> [Excerpt from a dataset]
▬▬▬▬▬▬▬▬▬▬
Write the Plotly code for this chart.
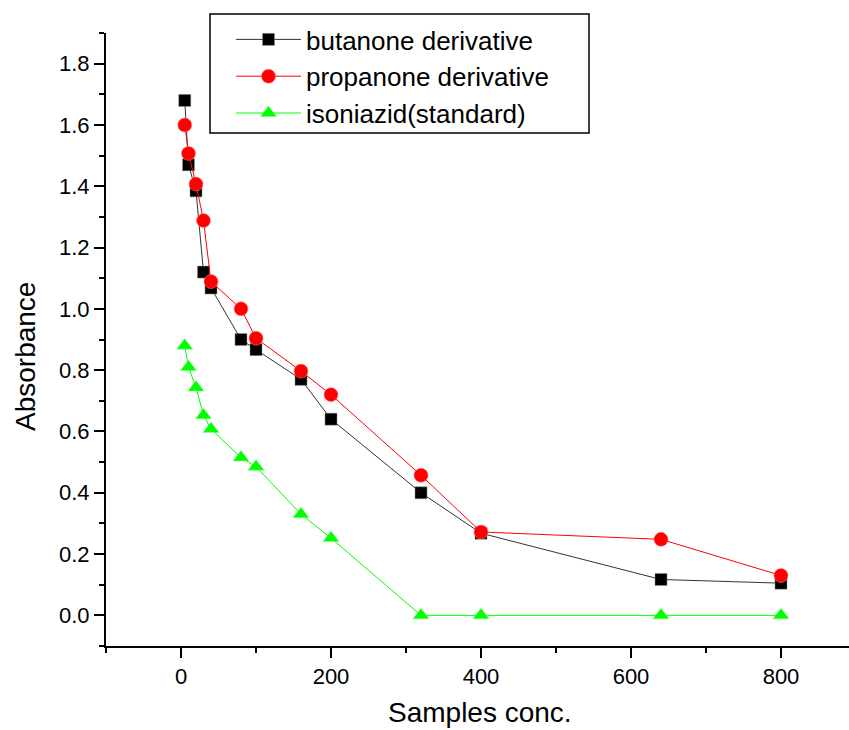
import plotly.graph_objects as go

conc = [5, 10, 20, 30, 40, 80, 100, 160, 200, 320, 400, 640, 800]
butanone = [1.68, 1.47, 1.385, 1.12, 1.068, 0.90, 0.867, 0.77, 0.64, 0.40, 0.268, 0.117, 0.105]
propanone = [1.60, 1.507, 1.407, 1.288, 1.089, 1.00, 0.904, 0.797, 0.72, 0.457, 0.272, 0.248, 0.13]
isoniazid = [0.88, 0.81, 0.743, 0.653, 0.608, 0.515, 0.485, 0.33, 0.252, 0.0, 0.0, 0.0, 0.0]

y_ticks = [0.0, 0.2, 0.4, 0.6, 0.8, 1.0, 1.2, 1.4, 1.6, 1.8]
x_ticks = [0, 200, 400, 600, 800]

FONT = "Liberation Sans, Arial, sans-serif"
W, H = 849, 730
L, R, T, B = 106, 0, 33, 84
PW, PH = W - L - R, H - T - B

def px_x(px):  # screen pixel -> paper x
    return (px - L) / PW

def px_y(py):  # screen pixel -> paper y
    return (H - B - py) / PH

fig = go.Figure()
fig.add_trace(go.Scatter(
    x=conc, y=butanone, name="butanone derivative", mode="lines+markers",
    line=dict(color="#333333", width=1),
    marker=dict(symbol="square", size=12, color="#000000",
                line=dict(color="#888888", width=0.5)),
))
fig.add_trace(go.Scatter(
    x=conc, y=propanone, name="propanone derivative", mode="lines+markers",
    line=dict(color="#FF0000", width=1),
    marker=dict(symbol="circle", size=14, color="#FF0000",
                line=dict(color="#FF8080", width=0.5)),
))
fig.add_trace(go.Scatter(
    x=conc, y=isoniazid, name="isoniazid(standard)", mode="lines+markers",
    line=dict(color="#00FF00", width=1),
    marker=dict(symbol="triangle-up", size=14, color="#00FF00",
                line=dict(color="#80FF80", width=0.5)),
))

axis_common = dict(
    showline=True, linecolor="black", linewidth=2,
    ticks="outside", ticklen=10, tickwidth=2, tickcolor="black",
    showgrid=False, zeroline=False,
    tickfont=dict(family=FONT, size=22, color="black"),
)

fig.update_xaxes(
    range=[-100, -100 + PW / 0.75], tickvals=x_ticks,
    minor=dict(dtick=100, tick0=0, ticks="outside", ticklen=5, tickwidth=2, tickcolor="black"),
    **axis_common,
)
fig.update_yaxes(
    range=[-0.1, 1.9], tickvals=y_ticks, tickformat=".1f",
    minor=dict(dtick=0.1, tick0=0.1, ticks="outside", ticklen=5, tickwidth=2, tickcolor="black"),
    **axis_common,
)

fig.add_annotation(
    text="Absorbance", xref="paper", yref="paper",
    x=px_x(25), y=px_y(357), textangle=-90, showarrow=False,
    font=dict(family=FONT, size=28, color="black"),
    xanchor="center", yanchor="middle",
)
fig.add_annotation(
    text="Samples conc.", xref="paper", yref="paper",
    x=px_x(480), y=px_y(730), showarrow=False,
    font=dict(family=FONT, size=28, color="black"),
    xanchor="center", yanchor="bottom",
)

# legend frame
fig.add_shape(
    type="rect", xref="paper", yref="paper",
    x0=px_x(210), x1=px_x(589), y0=px_y(133), y1=px_y(14),
    line=dict(color="black", width=1.5), fillcolor="white", layer="below",
)

fig.update_layout(
    width=W, height=H,
    margin=dict(l=L, r=R, t=T, b=B, autoexpand=False),
    paper_bgcolor="white", plot_bgcolor="white",
    font=dict(family=FONT, color="black"),
    legend=dict(
        x=px_x(231), y=px_y(16), xanchor="left", yanchor="top",
        borderwidth=0, bgcolor="rgba(0,0,0,0)",
        font=dict(family=FONT, size=26, color="black"),
        itemwidth=65, tracegroupgap=0,
    ),
)

fig.write_html(
    "out.html",
    config={"displayModeBar": False},
    post_script="document.body.style.margin='0';document.body.style.overflow='hidden';",
)
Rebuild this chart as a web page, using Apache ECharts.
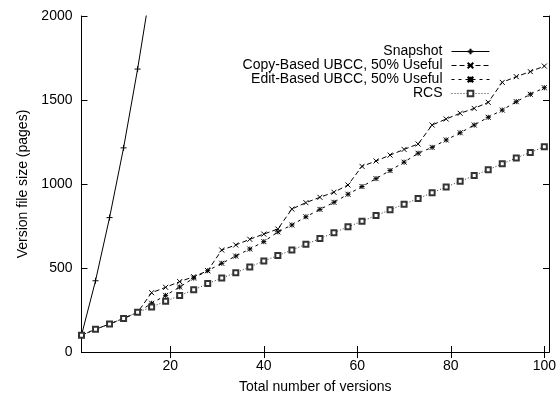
<!DOCTYPE html>
<html>
<head>
<meta charset="utf-8">
<script src="https://cdn.jsdelivr.net/npm/echarts@6/dist/echarts.min.js"></script>
<style>
html,body{margin:0;padding:0;background:#fff;}
#chart{width:558px;height:399px;}
</style>
</head>
<body>
<div id="chart"></div>
<script>
// ---- data ----
const versions = [1,4,7,10,13,16,19,22,25,28,31,34,37,40,43,46,49,52,55,58,61,64,67,70,73,76,79,82,85,88,91,94,97,100];
const snapshotVersions = [1,4,7,10,13,16];
const snapshot = [100,424,800,1215,1684,2200];
const copyBased = [100,135,167,200,236,353,385,419,448,484,607,637,671,702,732,851,889,921,951,994,1105,1137,1172,1206,1238,1351,1387,1421,1450,1486,1605,1639,1669,1702];
const editBased = [100,135,167,200,236,290,337,387,440,484,528,571,613,657,715,756,805,849,891,939,985,1032,1080,1130,1183,1218,1262,1305,1351,1397,1440,1490,1534,1573];
const rcs = [100,135,167,200,236,268,302,336,370,407,440,472,506,542,574,607,641,675,710,745,778,812,846,880,913,948,982,1016,1050,1085,1120,1155,1188,1222];
const xTicks = [20,40,60,80,100];
const seriesNames = ['Snapshot','Copy-Based UBCC, 50% Useful','Edit-Based UBCC, 50% Useful','RCS'];
const xTitle = 'Total number of versions';
const yTitle = 'Version file size (pages)';

const font = '"Liberation Sans", Arial, Helvetica, sans-serif';
const pair = (xs, ys) => xs.map((x, i) => [x, ys[i]]);

const SYM_PLUS = 'path://M0,5L10,5M5,0L5,10';
const SYM_X = 'path://M0,0L10,10M10,0L0,10';
const SYM_STAR = 'path://M0,0L10,10M10,0L0,10M5,0L5,10M0,5L10,5';

function lineSeries(name, data, symbol, size, dash, color) {
  return {
    name: name,
    type: 'line',
    data: data,
    xAxisIndex: 0,
    yAxisIndex: 0,
    symbol: symbol,
    symbolSize: size,
    clip: true,
    lineStyle: { color: color, width: 1, type: dash },
    itemStyle: { color: color, borderColor: color, borderWidth: 1 },
    emphasis: { disabled: true }
  };
}

const chart = echarts.init(document.getElementById('chart'), null, { renderer: 'canvas' });
const axisLineStyle = { show: true, lineStyle: { color: '#000', width: 1 } };
chart.setOption({
  animation: false,
  backgroundColor: '#fff',
  textStyle: { fontFamily: font },
  grid: { left: 81.5, right: 9, top: 16, bottom: 47, containLabel: false, outerBoundsMode: 'none' },
  legend: {
    data: seriesNames,
    orient: 'vertical',
    align: 'right',
    right: 68,
    top: 44.5,
    padding: 0,
    itemGap: 0,
    itemWidth: 38,
    itemHeight: 7,
    lineStyle: { width: 1 },
    textStyle: { fontFamily: font, fontSize: 14, color: '#000', lineHeight: 13.5, padding: [0, 4, 0, 0] }
  },
  xAxis: [{
    type: 'value', position: 'bottom', min: 1, max: 101,
    name: xTitle, nameLocation: 'middle', nameGap: 28,
    nameTextStyle: { fontFamily: font, fontSize: 14, color: '#000' },
    axisLine: axisLineStyle,
    axisTick: { show: true, inside: true, length: 6, customValues: xTicks, lineStyle: { color: '#000' } },
    axisLabel: { show: true, customValues: xTicks, margin: 7, fontFamily: font, fontSize: 14, color: '#000' },
    splitLine: { show: false }
  }, {
    type: 'value', position: 'top', min: 1, max: 101,
    axisLine: axisLineStyle,
    axisTick: { show: true, inside: true, length: 6, customValues: xTicks, lineStyle: { color: '#000' } },
    axisLabel: { show: false },
    splitLine: { show: false }
  }],
  yAxis: [{
    type: 'value', position: 'left', min: 0, max: 2000, interval: 500,
    name: yTitle, nameLocation: 'middle', nameGap: 49, nameRotate: 90,
    nameTextStyle: { fontFamily: font, fontSize: 14, color: '#000' },
    axisLine: axisLineStyle,
    axisTick: { show: true, inside: true, length: 6, lineStyle: { color: '#000' } },
    axisLabel: { show: true, margin: 9, fontFamily: font, fontSize: 14, color: '#000', formatter: v => String(v) },
    splitLine: { show: false }
  }, {
    type: 'value', position: 'right', min: 0, max: 2000, interval: 500,
    axisLine: axisLineStyle,
    axisTick: { show: true, inside: true, length: 6, lineStyle: { color: '#000' } },
    axisLabel: { show: false },
    splitLine: { show: false }
  }],
  series: [
    lineSeries(seriesNames[0], pair(snapshotVersions, snapshot), SYM_PLUS, 6, 'solid', '#000'),
    lineSeries(seriesNames[1], pair(versions, copyBased), SYM_X, 5, [5, 3], '#000'),
    lineSeries(seriesNames[2], pair(versions, editBased), SYM_STAR, 5, [3, 4], '#000'),
    lineSeries(seriesNames[3], pair(versions, rcs), 'emptyRect', 5, [1, 2], '#333')
  ]
});
</script>
</body>
</html>
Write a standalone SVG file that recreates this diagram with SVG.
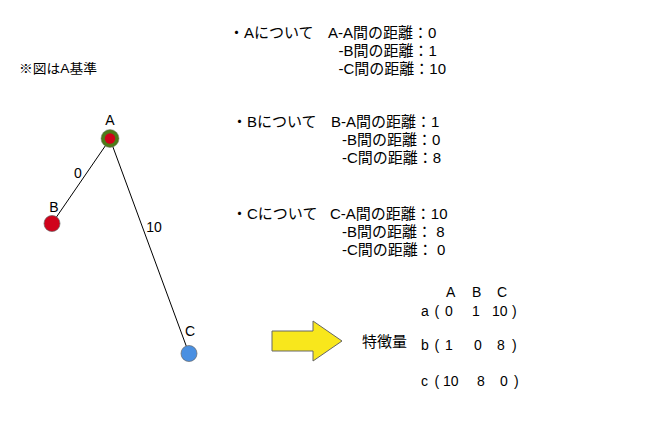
<svg xmlns="http://www.w3.org/2000/svg" width="662" height="448" viewBox="0 0 662 448">
<style>
text{font-family:"Liberation Sans","Noto Sans CJK JP",sans-serif;font-size:14px;fill:#000}
.big{font-size:15px}
.note{font-size:13px}
.edge{stroke:#000;stroke-width:1;fill:none}
</style>
<rect width="662" height="448" fill="#fff"/>
<text class="note" x="19" y="73" textLength="78" lengthAdjust="spacingAndGlyphs">※図はA基準</text>
<g id="connectors">
<line class="edge" x1="110" y1="139" x2="52" y2="223.5"/>
<line class="edge" x1="110" y1="139" x2="189" y2="353.5"/>
<text x="78" y="178" text-anchor="middle">0</text>
<text x="154" y="231.5" text-anchor="middle">10</text>
</g>
<g id="nodeA">
<circle cx="110" cy="138.5" r="9" fill="#4e7b18" stroke="#777" stroke-width="0.5"/>
<circle cx="110" cy="138.5" r="5.2" fill="#d0021b"/>
<text x="110" y="125" text-anchor="middle">A</text>
</g>
<g id="nodeB">
<circle cx="52" cy="223.5" r="8" fill="#d0021b" stroke="#666" stroke-width="0.7"/>
<text x="54" y="211.5" text-anchor="middle">B</text>
</g>
<g id="nodeC">
<circle cx="189" cy="353.5" r="8" fill="#4a90e2" stroke="#666" stroke-width="0.7"/>
<text x="190" y="336" text-anchor="middle">C</text>
</g>
<g id="textA">
<text class="big" x="229" y="37.5">・Aについて</text>
<text class="big" x="328" y="37.5">A-A間の距離：0</text>
<text class="big" x="338.5" y="55.5">-B間の距離：1</text>
<text class="big" x="338.5" y="73.5">-C間の距離：10</text>
</g>
<g id="textB">
<text class="big" x="232" y="126.5">・Bについて</text>
<text class="big" x="331" y="126.5">B-A間の距離：1</text>
<text class="big" x="342" y="144.5">-B間の距離：0</text>
<text class="big" x="342" y="162.5">-C間の距離：8</text>
</g>
<g id="textC">
<text class="big" x="232" y="218.5">・Cについて</text>
<text class="big" x="330" y="218.5">C-A間の距離：10</text>
<text class="big" x="342" y="236.5">-B間の距離： 8</text>
<text class="big" x="342" y="254.5">-C間の距離： 0</text>
</g>
<g id="arrow">
<polygon points="272,331 313,331 313,321 342,341 313,361 313,351 272,351" fill="#f8e71c" stroke="#666" stroke-width="1"/>
</g>
<g id="feature">
<text class="big" x="362" y="347">特徴量</text>
</g>
<g id="matrix">
<text y="297"><tspan x="446">A</tspan><tspan x="472">B</tspan><tspan x="497">C</tspan></text>
<text y="316"><tspan x="421">a</tspan><tspan x="434.5">(</tspan><tspan x="445">0</tspan><tspan x="472">1</tspan><tspan x="492">10</tspan><tspan x="512">)</tspan></text>
<text y="350"><tspan x="421">b</tspan><tspan x="434.5">(</tspan><tspan x="445">1</tspan><tspan x="474">0</tspan><tspan x="497">8</tspan><tspan x="512">)</tspan></text>
<text y="386"><tspan x="421">c</tspan><tspan x="434.5">(</tspan><tspan x="443">10</tspan><tspan x="477">8</tspan><tspan x="500">0</tspan><tspan x="514">)</tspan></text>
</g>
</svg>
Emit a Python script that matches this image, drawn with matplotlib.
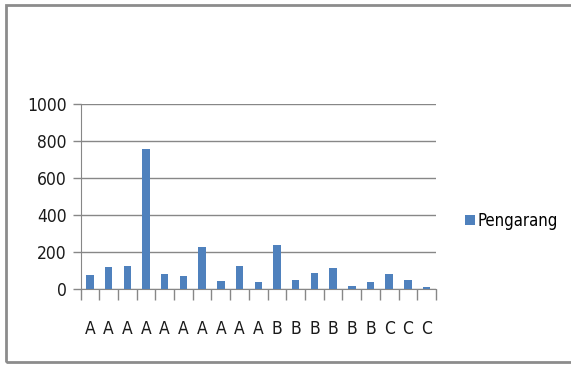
▬▬▬▬▬▬▬▬▬▬
Choose all lines containing the string "with" and copy them out.

> [EXERCISE RESPONSE]
Write a standalone SVG file that recreates this diagram with SVG.
Emit a Python script that matches this image, drawn with matplotlib.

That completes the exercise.